I am aware that the idea is venerable, going back through Lucretius to the Stoics and Epicurus, and even to Aristotle with his prime mover argument. But isn't this a pre-scientific notion? The Atomists thought that collisions cause motion. But that's only half right. Collisions are where an exchange of motion (momentum, energy) happens. A collision assumes there's already some kinetic energy--i.e. motion-- in the system of particles that are colliding. So saying collisions cause motion doesn't explain much. Of course, the Greeks didn't know all this, and it's no fault of theirs.
Look at how the concept of cause usually makes an appearance in physics. Typically, it only appears implicitly. There is talk of certain effects, like the Hall effect, the Mossbauer effect, the Zeeman effect, etc. Following philosophical tradition, and the normal meaning of the word effect, each of these effects presumably has some cause. For the Zeeman effect the "cause" is applying a magnetic field where there previously wasn't one, resulting in the splitting of atomic spectral lines. I think a fairly general definition of cause used this way in physics is a change in the degree of constraint. It could be the complete removal of a constraint, such as removing a partition that is confining a gas to one side of a container. Or it could be applying a "constraint" such as an external field.
The physical explanation of such effects is not a long list of "laws" of the form "A causes B", "B causes C", "C causes D", etc. Instead, a physical theory is developed in which the laws of evolution of the system take the form of equations (usually differential equations). You solve the equations under one constraint (boundary conditions, forcing functions, etc.), solve them again under the changed constraint, and see how the resulting behaviors are different. That is the explanation of the "effect". Physical explanations are not of the form "this domino knocks over that domino, which then knocks over this other one, which in turn..." In fact, Bertrand Russell pointed out that once you have a developed physical theory, you can completely do without talk of causes and effects. There are only regularities.

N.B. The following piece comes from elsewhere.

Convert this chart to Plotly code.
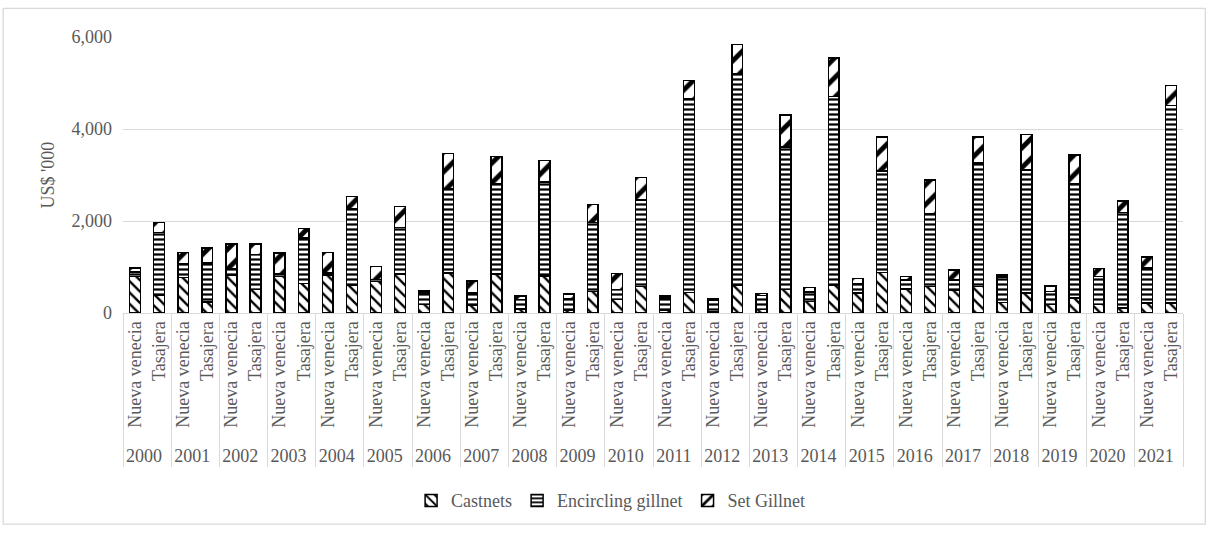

In spite of this situation, when people begin to reason philosophically, they start talking about causal chains. Maybe it's out of respect for tradition. They do it even when they are trying to be hard-nosed scientific types--trying to explain mental events in terms of physical events without resorting to dualism. And they nearly always assume that physical causes are the only kind of causes that could really matter in a scientific explanation of anything. But how can this be, when talk of causes only rarely arises in physics, and talk of "causal chains" is practically nonexistent? Won't this imprecision inevitably lead to confusion?